Two months after one of the biggest oil spills ever on the North Slope, a BP operator sent an email to managers with a long list of mechanical, management and staffing issues at the production center for the Lisburne oil field, home to the pipeline that ruptured.
BP's former compliance officer testified Thursday in U.S. District Court about his inquiry into those concerns -- and his conclusion in April 2010 that "BP management lacks the capability to maintain the integrity of the North Slope production facilities."
The circumstances surrounding the pipeline that froze and then blew open under pressure in November 2009 are the focus of an ongoing federal court proceeding in Anchorage. At the time of the spill, BP was on probation for a 2007 criminal misdemeanor conviction stemming from an earlier, much bigger spill at Prudhoe Bay.
Federal prosecutors argue that BP's failure to prevent the 2009 spill of 13,500 gallons of crude amounts to another instance of criminal behavior and is grounds for revoking the corporation's probation. If U.S. District Judge Ralph Beistline agrees, he could resentence BP on the original case and order new fines and an additional term of probation.
But BP argues that it couldn't have predicted the spill and that it responded quickly, cleaned up the mess, and is addressing maintenance and staffing issues on the North Slope, where the oil field infrastructure is aging and production is declining.

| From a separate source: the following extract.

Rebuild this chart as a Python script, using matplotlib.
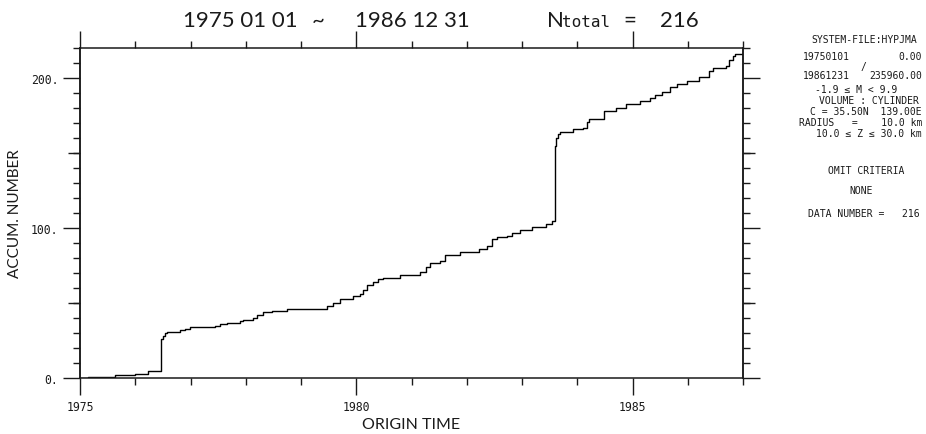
import matplotlib
matplotlib.use("Agg")
import matplotlib.pyplot as plt
from matplotlib.ticker import MultipleLocator, FixedLocator, FuncFormatter, NullLocator

# cumulative number of events, stepping up at each origin time (decimal year)
event_years = [1975.00, 1975.14, 1975.63, 1975.99, 1976.23, 1976.46, 1976.50, 1976.54,
               1976.58, 1976.81, 1976.90, 1976.99, 1977.44, 1977.53, 1977.66, 1977.89,
               1977.95, 1978.13, 1978.20, 1978.31, 1978.47, 1978.74, 1979.47, 1979.58,
               1979.70, 1979.94, 1980.06, 1980.12, 1980.19, 1980.30, 1980.39, 1980.48,
               1980.79, 1981.15, 1981.27, 1981.33, 1981.51, 1981.60, 1981.87, 1982.23,
               1982.36, 1982.45, 1982.54, 1982.72, 1982.81, 1982.96, 1983.19, 1983.44,
               1983.55, 1983.60, 1983.62, 1983.65, 1983.68, 1983.81, 1983.92, 1984.10,
               1984.17, 1984.22, 1984.49, 1984.71, 1984.89, 1985.13, 1985.31, 1985.40,
               1985.54, 1985.67, 1985.80, 1985.98, 1986.21, 1986.39, 1986.45, 1986.70,
               1986.75, 1986.81, 1986.86, 1987.00]
event_counts = [0, 1, 2, 3, 5, 26, 28, 30,
                31, 32, 33, 34, 35, 36, 37, 38,
                39, 40, 42, 44, 45, 46, 48, 50,
                53, 55, 56, 59, 62, 64, 66, 67,
                69, 71, 74, 77, 78, 82, 84, 86,
                88, 93, 94, 95, 97, 99, 101, 103,
                105, 155, 160, 163, 164, 164, 166, 167,
                171, 173, 178, 180, 183, 185, 187, 189,
                191, 194, 196, 198, 201, 205, 207, 208,
                212, 215, 216, 216]

year_ticks = [1975, 1980, 1985]
count_ticks = [0, 100, 200]
mid_ticks = [50, 150]

info_lines = [
    ("SYSTEM-FILE:HYPJMA", 864, 40, "center"),
    ("19750101", 803, 57, "left"),
    ("0.00", 922, 57, "right"),
    ("/", 863, 67, "center"),
    ("19861231", 803, 76, "left"),
    ("235960.00", 922, 76, "right"),
    ("-1.9 \u2264 M < 9.9", 856, 90, "center"),
    ("VOLUME : CYLINDER", 869, 101, "center"),
    ("C = 35.50N  139.00E", 922, 112, "right"),
    ("RADIUS   =    10.0 km", 922, 123, "right"),
    ("10.0 \u2264 Z \u2264 30.0 km", 922, 134, "right"),
    ("OMIT CRITERIA", 866, 171, "center"),
    ("NONE", 861, 191, "center"),
    ("DATA NUMBER =   216", 864, 214, "center"),
]

INK = "#1a1a1a"
FONT = ["Lato", "DejaVu Sans"]
MONO = ["DejaVu Sans Mono"]

W, H = 926, 435
fig = plt.figure(figsize=(W / 100, H / 100), dpi=100)
ax = fig.add_axes([80 / W, 1 - 379 / H, 663 / W, 330 / H])

ax.step(event_years, event_counts, where="post", color="black", lw=1.0)

ax.set_xlim(1975, 1987)
ax.set_ylim(0, 220)

ax.xaxis.set_major_locator(FixedLocator(year_ticks))
ax.xaxis.set_minor_locator(MultipleLocator(1))
ax.yaxis.set_major_locator(FixedLocator(count_ticks))
ax.yaxis.set_minor_locator(MultipleLocator(10))
ax.yaxis.set_major_formatter(FuncFormatter(lambda v, p: f"{v:.0f}."))

ax.tick_params(which="both", direction="out", top=True, right=True,
               width=1.0, colors=INK, labelsize=8.3)
ax.tick_params(which="major", length=12.2)
ax.tick_params(which="minor", length=5)
for lab in ax.get_xticklabels() + ax.get_yticklabels():
    lab.set_family(MONO)
for s in ax.spines.values():
    s.set_linewidth(1.1)
    s.set_color(INK)

# medium-length ticks at 50 and 150 on both sides
for side in ("left", "right"):
    sec = ax.secondary_yaxis(side)
    sec.yaxis.set_major_locator(FixedLocator(mid_ticks))
    sec.yaxis.set_minor_locator(NullLocator())
    sec.tick_params(length=8.6, width=1.0, colors=INK,
                    labelleft=False, labelright=False)
    sec.spines[side].set_linewidth(1.1)
    sec.spines[side].set_color(INK)

ax.set_xlabel("ORIGIN TIME", fontsize=11.5, color=INK, labelpad=3, family=FONT)
ax.set_ylabel("ACCUM. NUMBER", fontsize=11, color=INK, labelpad=6, family=FONT)

def ftext(x, y, s, family=FONT, **kw):
    fig.text(x / W, 1 - y / H, s, color=INK, family=family, **kw)

# heading
ftext(183, 27, "1975 01 01", fontsize=16, va="baseline")
ftext(318, 27, "~", fontsize=16, va="baseline", ha="center")
ftext(355, 27, "1986 12 31", fontsize=16, va="baseline")
ftext(547, 27, "N", fontsize=16, va="baseline")
ftext(562, 27, "total", family=MONO, fontsize=11.5, va="baseline")
ftext(630, 27, "=", fontsize=16, va="baseline", ha="center")
ftext(660, 27, "216", fontsize=16, va="baseline")

# search conditions listed beside the plot
for s, x, y, ha in info_lines:
    ftext(x, y, s, family=MONO, fontsize=7.0, va="center", ha=ha)

fig.savefig("out.png", dpi=100, facecolor="white")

Philip Dziubinski, who started in operations, served four years as compliance and ethics leader for BP in Alaska and worked for the company or affiliates about 27 years in all. He managed employee concerns about the safety and integrity of operations as well as ethical breaches.
He was making $181,000 a year when he learned in March 2010 that he was being laid off. The notice came just days after he told his bosses on the executive team about the operator's concerns at Lisburne. BP says he was let go as part of a national restructuring eliminating a number of middle managers.
A BP paralegal escorting government inspectors through the Lisburne Production Center spotted a cut-and-paste version of the email in the copy room, and wanted to make sure higher-ups were aware, according to BP attorney Jeff Feldman. The employee gave it to Brad McKim, BP's managing attorney, who gave it to Dziubinski on March 2, 2010, and asked him to check out the concerns with field managers, Dziubinski said, under questioning by assistant U.S. Attorney Aunnie Steward.
Field managers already were working on the issues, BP says. The operator who wrote it, Tony Jackson, had emailed it Jan. 31, 2010, to Mikal Hauge, a BP manager for the North Slope whose area includes Lisburne, along with others, according to BP.